Aim ::
Return, exactly as written, the lines from the one containing "Reproduce this chart" through the one containing "const data = angles.map((a, i)", with both ends included.
=======
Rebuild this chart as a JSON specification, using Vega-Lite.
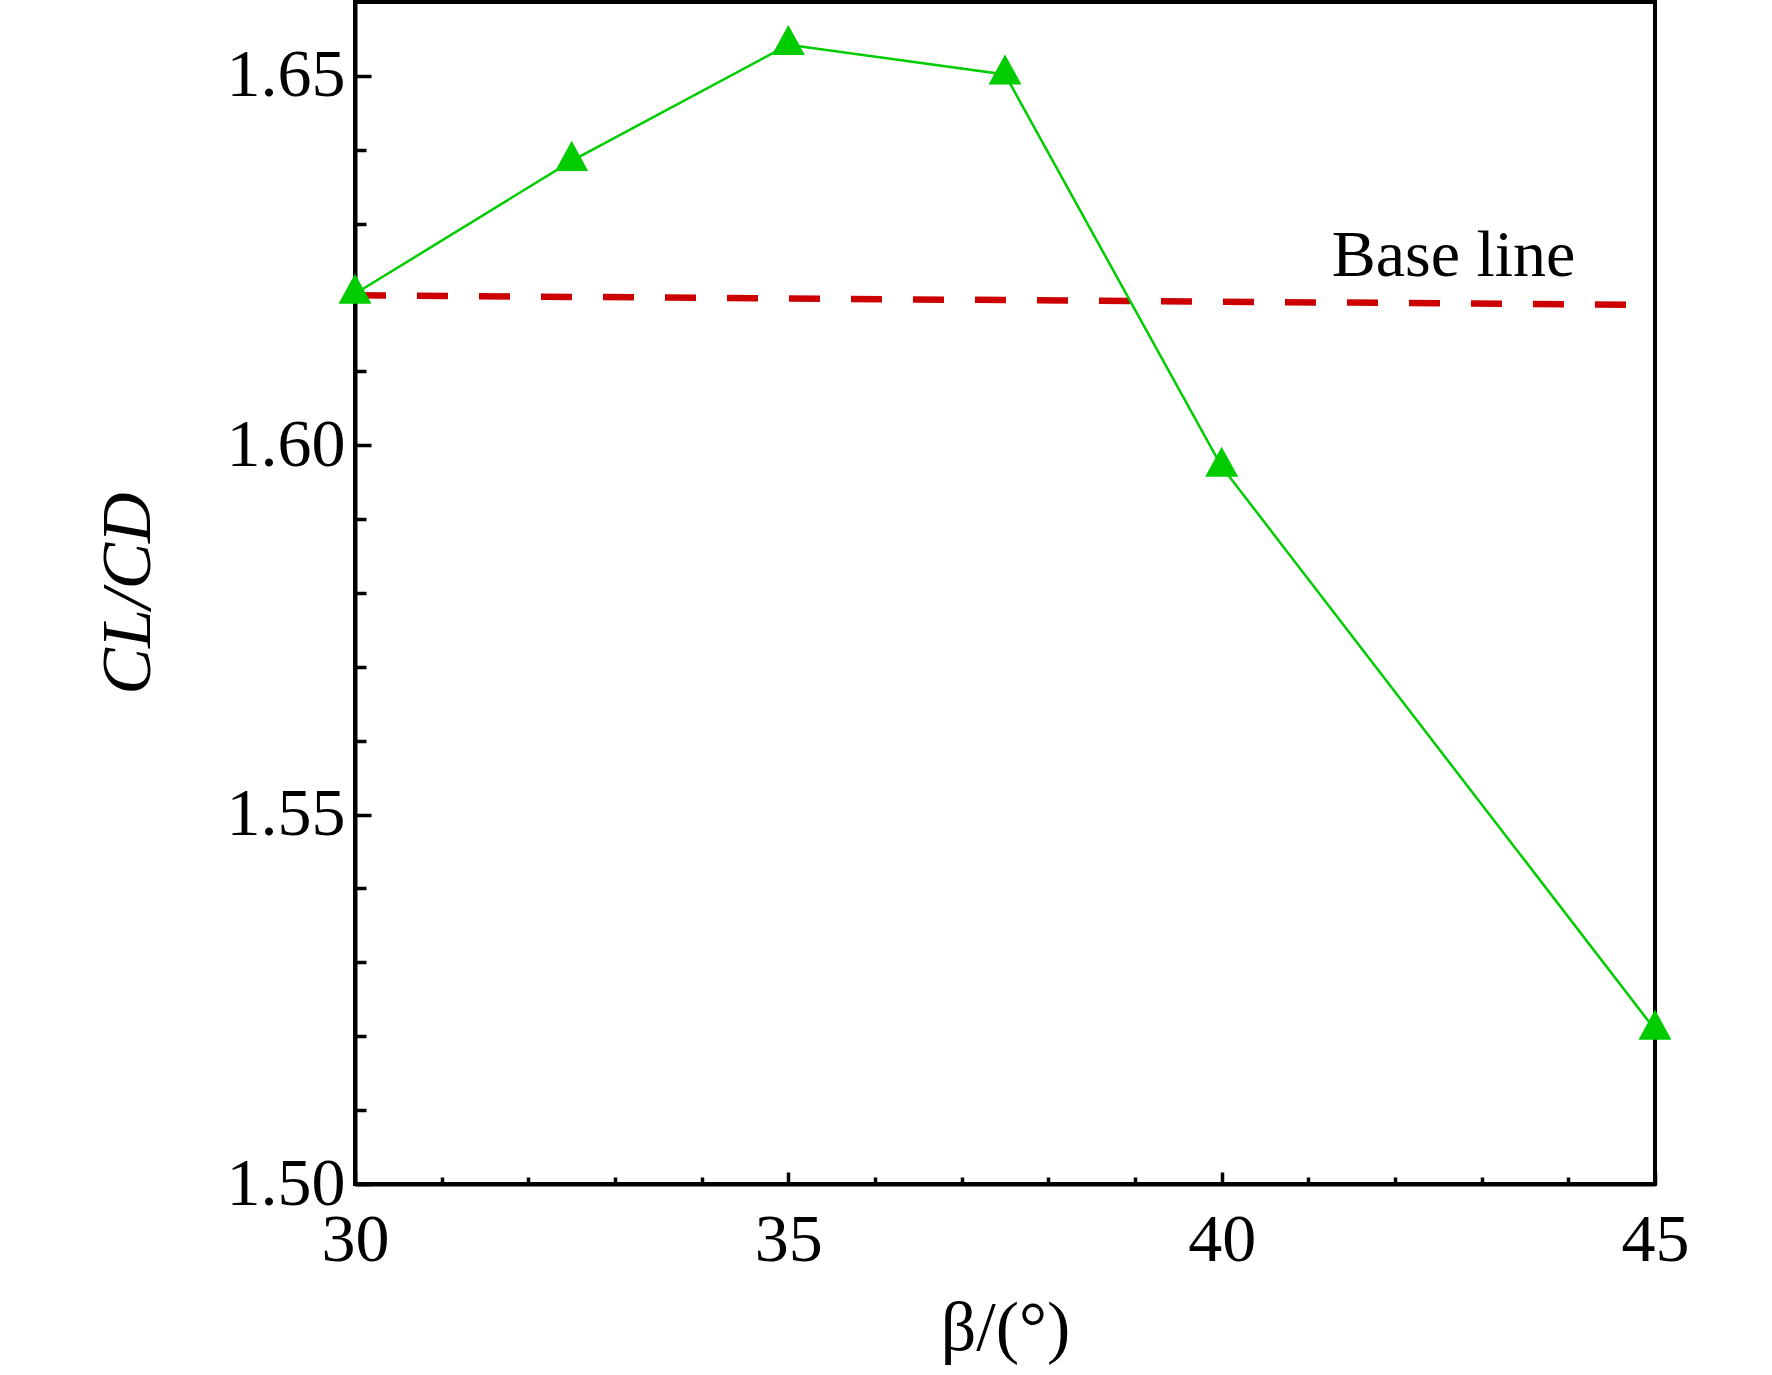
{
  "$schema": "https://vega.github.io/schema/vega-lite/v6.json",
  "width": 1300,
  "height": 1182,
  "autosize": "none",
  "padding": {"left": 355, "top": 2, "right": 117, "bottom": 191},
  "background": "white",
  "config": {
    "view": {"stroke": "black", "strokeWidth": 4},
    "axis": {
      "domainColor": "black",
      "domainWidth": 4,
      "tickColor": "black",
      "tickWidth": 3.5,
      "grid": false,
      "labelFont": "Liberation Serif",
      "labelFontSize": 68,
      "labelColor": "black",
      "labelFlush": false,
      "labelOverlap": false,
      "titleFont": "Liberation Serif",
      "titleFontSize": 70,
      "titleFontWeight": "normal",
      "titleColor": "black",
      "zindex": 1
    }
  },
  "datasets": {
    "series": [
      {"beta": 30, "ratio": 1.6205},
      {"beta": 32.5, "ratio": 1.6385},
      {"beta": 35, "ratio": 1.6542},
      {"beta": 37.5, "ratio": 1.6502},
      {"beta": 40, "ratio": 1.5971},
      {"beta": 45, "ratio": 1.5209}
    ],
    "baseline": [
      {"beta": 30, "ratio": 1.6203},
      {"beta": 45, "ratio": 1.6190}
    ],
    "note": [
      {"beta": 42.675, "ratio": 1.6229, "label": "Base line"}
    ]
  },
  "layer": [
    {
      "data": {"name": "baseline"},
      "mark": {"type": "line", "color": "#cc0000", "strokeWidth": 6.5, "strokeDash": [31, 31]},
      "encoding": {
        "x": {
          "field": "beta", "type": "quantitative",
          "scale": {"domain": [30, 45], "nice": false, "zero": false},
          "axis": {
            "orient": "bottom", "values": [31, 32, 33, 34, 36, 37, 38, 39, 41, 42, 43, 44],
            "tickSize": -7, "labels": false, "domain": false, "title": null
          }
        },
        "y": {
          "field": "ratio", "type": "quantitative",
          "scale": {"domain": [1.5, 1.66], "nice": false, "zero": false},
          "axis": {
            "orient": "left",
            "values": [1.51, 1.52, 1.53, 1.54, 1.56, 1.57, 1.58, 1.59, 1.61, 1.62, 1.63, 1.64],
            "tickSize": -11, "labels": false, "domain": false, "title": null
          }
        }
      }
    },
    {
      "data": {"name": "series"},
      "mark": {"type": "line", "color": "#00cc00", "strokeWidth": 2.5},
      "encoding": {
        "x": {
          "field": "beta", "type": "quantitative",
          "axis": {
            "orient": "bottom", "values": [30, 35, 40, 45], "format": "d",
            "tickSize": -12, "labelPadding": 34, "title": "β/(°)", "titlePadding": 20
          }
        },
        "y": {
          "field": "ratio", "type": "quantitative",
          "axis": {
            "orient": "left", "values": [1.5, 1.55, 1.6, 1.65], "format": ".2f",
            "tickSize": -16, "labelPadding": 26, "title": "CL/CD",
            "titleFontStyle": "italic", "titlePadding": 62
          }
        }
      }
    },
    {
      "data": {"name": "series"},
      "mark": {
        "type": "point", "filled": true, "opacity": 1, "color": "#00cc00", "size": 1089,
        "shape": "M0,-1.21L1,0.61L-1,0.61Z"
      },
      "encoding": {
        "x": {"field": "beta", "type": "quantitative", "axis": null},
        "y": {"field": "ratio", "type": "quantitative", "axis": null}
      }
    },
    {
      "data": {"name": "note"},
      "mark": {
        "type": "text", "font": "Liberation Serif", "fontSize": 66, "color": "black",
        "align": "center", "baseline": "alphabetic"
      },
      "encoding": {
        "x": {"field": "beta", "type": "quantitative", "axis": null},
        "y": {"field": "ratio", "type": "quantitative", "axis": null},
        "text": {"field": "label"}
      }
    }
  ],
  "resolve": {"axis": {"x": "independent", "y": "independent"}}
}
=======
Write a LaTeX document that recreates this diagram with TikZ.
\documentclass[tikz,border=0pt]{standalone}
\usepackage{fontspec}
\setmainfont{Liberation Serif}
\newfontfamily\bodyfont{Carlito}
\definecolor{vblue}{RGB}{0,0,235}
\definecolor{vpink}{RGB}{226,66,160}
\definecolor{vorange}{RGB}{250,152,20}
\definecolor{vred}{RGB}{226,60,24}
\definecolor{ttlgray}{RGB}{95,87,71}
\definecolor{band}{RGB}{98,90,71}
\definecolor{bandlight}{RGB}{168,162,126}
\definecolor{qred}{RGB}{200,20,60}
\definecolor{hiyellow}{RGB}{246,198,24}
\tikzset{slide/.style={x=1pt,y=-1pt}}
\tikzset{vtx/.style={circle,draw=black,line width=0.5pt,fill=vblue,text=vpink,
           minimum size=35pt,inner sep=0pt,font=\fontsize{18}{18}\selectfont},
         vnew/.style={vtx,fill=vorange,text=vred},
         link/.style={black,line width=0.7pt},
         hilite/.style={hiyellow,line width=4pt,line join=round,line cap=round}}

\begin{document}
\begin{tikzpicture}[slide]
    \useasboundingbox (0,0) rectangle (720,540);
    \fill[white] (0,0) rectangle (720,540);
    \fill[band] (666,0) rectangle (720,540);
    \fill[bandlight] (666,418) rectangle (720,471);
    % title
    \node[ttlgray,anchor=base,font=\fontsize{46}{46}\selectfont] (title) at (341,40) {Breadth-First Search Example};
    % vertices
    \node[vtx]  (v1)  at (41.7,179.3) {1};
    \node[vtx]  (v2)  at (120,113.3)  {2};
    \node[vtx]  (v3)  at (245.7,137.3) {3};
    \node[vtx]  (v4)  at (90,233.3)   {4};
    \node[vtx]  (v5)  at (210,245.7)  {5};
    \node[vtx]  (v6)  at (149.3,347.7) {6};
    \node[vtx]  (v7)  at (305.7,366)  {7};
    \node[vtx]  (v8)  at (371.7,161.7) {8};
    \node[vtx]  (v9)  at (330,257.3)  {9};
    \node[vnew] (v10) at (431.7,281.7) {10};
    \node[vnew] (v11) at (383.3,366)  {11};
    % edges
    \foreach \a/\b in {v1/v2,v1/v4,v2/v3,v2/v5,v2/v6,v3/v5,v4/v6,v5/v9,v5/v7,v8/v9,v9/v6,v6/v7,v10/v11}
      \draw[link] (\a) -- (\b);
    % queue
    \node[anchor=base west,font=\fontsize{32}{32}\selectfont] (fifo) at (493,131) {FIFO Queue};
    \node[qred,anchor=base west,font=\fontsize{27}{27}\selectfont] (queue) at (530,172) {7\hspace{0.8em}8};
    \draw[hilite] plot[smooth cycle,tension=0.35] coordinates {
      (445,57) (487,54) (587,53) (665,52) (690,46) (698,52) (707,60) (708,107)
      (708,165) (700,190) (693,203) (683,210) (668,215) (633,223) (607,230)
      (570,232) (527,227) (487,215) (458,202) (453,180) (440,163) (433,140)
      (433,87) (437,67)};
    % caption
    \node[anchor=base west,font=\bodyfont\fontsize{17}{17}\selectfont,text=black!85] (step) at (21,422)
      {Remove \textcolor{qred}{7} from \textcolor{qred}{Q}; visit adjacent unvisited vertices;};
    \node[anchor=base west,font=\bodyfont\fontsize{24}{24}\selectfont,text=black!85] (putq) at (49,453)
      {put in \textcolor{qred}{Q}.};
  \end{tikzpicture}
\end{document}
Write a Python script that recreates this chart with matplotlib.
=======
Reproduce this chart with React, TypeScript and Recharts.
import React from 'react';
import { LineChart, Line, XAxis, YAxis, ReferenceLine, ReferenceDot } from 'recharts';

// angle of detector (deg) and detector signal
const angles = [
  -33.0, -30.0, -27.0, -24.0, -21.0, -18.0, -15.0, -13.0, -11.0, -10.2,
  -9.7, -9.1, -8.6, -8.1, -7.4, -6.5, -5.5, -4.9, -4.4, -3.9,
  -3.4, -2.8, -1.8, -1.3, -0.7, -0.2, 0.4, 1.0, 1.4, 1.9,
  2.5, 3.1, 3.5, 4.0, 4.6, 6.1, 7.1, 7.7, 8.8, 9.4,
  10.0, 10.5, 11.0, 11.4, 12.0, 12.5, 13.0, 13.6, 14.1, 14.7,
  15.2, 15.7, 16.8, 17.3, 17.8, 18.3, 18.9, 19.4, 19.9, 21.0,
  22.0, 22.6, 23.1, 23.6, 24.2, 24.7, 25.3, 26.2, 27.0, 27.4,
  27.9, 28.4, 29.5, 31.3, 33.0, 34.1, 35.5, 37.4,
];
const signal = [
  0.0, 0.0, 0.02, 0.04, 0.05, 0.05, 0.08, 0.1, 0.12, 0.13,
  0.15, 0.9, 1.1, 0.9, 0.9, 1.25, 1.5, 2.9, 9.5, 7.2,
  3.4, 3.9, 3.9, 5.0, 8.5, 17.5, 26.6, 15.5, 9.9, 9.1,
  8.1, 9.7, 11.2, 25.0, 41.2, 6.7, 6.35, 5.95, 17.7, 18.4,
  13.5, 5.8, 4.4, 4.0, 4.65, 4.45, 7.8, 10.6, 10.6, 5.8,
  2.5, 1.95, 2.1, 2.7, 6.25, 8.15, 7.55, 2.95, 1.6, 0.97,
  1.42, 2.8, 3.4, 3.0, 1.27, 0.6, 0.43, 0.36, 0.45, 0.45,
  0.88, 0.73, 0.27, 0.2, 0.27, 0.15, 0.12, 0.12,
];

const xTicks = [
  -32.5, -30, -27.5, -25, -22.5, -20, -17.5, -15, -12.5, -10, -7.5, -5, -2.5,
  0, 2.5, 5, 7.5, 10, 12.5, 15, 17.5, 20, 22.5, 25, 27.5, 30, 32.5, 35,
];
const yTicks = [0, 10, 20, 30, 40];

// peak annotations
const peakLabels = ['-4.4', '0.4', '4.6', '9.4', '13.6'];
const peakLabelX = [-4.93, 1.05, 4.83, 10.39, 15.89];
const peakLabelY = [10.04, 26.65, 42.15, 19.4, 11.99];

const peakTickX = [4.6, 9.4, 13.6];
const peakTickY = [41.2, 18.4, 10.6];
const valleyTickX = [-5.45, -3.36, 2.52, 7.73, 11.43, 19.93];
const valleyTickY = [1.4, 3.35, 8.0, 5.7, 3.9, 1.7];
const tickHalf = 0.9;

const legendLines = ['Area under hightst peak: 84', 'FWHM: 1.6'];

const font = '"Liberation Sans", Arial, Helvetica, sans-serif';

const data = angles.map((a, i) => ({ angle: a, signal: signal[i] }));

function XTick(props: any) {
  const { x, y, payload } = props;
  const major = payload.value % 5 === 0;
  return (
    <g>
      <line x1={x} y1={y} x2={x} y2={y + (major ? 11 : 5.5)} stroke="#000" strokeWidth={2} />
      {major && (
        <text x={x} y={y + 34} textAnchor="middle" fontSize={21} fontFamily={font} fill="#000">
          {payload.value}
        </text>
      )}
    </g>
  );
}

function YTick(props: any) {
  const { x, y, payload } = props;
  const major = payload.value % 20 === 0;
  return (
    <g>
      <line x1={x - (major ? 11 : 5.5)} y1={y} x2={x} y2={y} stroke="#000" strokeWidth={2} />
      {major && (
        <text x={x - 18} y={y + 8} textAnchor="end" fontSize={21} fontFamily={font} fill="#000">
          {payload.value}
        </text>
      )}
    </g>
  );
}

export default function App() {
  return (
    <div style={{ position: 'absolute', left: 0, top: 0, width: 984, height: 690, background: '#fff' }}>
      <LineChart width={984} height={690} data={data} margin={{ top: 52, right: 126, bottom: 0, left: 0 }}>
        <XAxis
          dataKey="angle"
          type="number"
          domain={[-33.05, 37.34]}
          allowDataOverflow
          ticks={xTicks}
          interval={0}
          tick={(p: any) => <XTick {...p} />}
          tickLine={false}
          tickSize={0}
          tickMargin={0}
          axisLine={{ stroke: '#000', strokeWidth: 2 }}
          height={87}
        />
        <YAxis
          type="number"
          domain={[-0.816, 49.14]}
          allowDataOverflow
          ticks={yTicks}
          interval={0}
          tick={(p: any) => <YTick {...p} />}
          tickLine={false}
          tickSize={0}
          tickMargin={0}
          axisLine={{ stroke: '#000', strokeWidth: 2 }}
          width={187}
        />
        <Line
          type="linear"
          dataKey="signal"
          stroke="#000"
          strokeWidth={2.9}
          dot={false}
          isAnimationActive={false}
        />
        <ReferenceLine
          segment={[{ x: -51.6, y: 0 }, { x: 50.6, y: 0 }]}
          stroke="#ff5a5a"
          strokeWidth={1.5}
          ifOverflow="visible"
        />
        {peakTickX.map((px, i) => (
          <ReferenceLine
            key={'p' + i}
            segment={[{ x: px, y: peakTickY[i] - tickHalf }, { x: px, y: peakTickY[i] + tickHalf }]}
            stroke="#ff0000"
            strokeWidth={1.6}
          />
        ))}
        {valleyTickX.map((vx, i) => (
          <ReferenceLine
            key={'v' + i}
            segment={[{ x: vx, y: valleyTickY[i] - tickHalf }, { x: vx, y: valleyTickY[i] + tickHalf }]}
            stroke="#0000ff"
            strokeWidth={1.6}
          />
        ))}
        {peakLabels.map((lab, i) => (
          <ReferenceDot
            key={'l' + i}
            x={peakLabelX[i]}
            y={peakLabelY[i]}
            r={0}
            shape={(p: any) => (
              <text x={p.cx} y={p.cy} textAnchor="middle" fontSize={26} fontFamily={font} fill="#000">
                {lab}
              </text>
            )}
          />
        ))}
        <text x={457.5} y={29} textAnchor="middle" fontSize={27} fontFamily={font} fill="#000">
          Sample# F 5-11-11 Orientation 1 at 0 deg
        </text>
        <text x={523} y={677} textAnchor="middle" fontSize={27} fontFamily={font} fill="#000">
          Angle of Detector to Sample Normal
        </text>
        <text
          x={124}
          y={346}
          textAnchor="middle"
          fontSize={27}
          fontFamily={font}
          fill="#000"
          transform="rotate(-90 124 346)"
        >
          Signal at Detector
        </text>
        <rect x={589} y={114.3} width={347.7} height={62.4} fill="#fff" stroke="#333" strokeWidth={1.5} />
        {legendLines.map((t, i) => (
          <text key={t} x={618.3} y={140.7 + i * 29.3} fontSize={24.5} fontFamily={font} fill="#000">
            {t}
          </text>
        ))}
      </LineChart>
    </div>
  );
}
=======
Solution to this problem ::
Reproduce this chart with React, TypeScript and Recharts.
import React from 'react';
import { LineChart, Line, XAxis, YAxis, ReferenceLine, ReferenceDot } from 'recharts';

// angle of detector (deg) and detector signal
const angles = [
  -33.0, -30.0, -27.0, -24.0, -21.0, -18.0, -15.0, -13.0, -11.0, -10.2,
  -9.7, -9.1, -8.6, -8.1, -7.4, -6.5, -5.5, -4.9, -4.4, -3.9,
  -3.4, -2.8, -1.8, -1.3, -0.7, -0.2, 0.4, 1.0, 1.4, 1.9,
  2.5, 3.1, 3.5, 4.0, 4.6, 6.1, 7.1, 7.7, 8.8, 9.4,
  10.0, 10.5, 11.0, 11.4, 12.0, 12.5, 13.0, 13.6, 14.1, 14.7,
  15.2, 15.7, 16.8, 17.3, 17.8, 18.3, 18.9, 19.4, 19.9, 21.0,
  22.0, 22.6, 23.1, 23.6, 24.2, 24.7, 25.3, 26.2, 27.0, 27.4,
  27.9, 28.4, 29.5, 31.3, 33.0, 34.1, 35.5, 37.4,
];
const signal = [
  0.0, 0.0, 0.02, 0.04, 0.05, 0.05, 0.08, 0.1, 0.12, 0.13,
  0.15, 0.9, 1.1, 0.9, 0.9, 1.25, 1.5, 2.9, 9.5, 7.2,
  3.4, 3.9, 3.9, 5.0, 8.5, 17.5, 26.6, 15.5, 9.9, 9.1,
  8.1, 9.7, 11.2, 25.0, 41.2, 6.7, 6.35, 5.95, 17.7, 18.4,
  13.5, 5.8, 4.4, 4.0, 4.65, 4.45, 7.8, 10.6, 10.6, 5.8,
  2.5, 1.95, 2.1, 2.7, 6.25, 8.15, 7.55, 2.95, 1.6, 0.97,
  1.42, 2.8, 3.4, 3.0, 1.27, 0.6, 0.43, 0.36, 0.45, 0.45,
  0.88, 0.73, 0.27, 0.2, 0.27, 0.15, 0.12, 0.12,
];

const xTicks = [
  -32.5, -30, -27.5, -25, -22.5, -20, -17.5, -15, -12.5, -10, -7.5, -5, -2.5,
  0, 2.5, 5, 7.5, 10, 12.5, 15, 17.5, 20, 22.5, 25, 27.5, 30, 32.5, 35,
];
const yTicks = [0, 10, 20, 30, 40];

// peak annotations
const peakLabels = ['-4.4', '0.4', '4.6', '9.4', '13.6'];
const peakLabelX = [-4.93, 1.05, 4.83, 10.39, 15.89];
const peakLabelY = [10.04, 26.65, 42.15, 19.4, 11.99];

const peakTickX = [4.6, 9.4, 13.6];
const peakTickY = [41.2, 18.4, 10.6];
const valleyTickX = [-5.45, -3.36, 2.52, 7.73, 11.43, 19.93];
const valleyTickY = [1.4, 3.35, 8.0, 5.7, 3.9, 1.7];
const tickHalf = 0.9;

const legendLines = ['Area under hightst peak: 84', 'FWHM: 1.6'];

const font = '"Liberation Sans", Arial, Helvetica, sans-serif';

const data = angles.map((a, i) => ({ angle: a, signal: signal[i] }));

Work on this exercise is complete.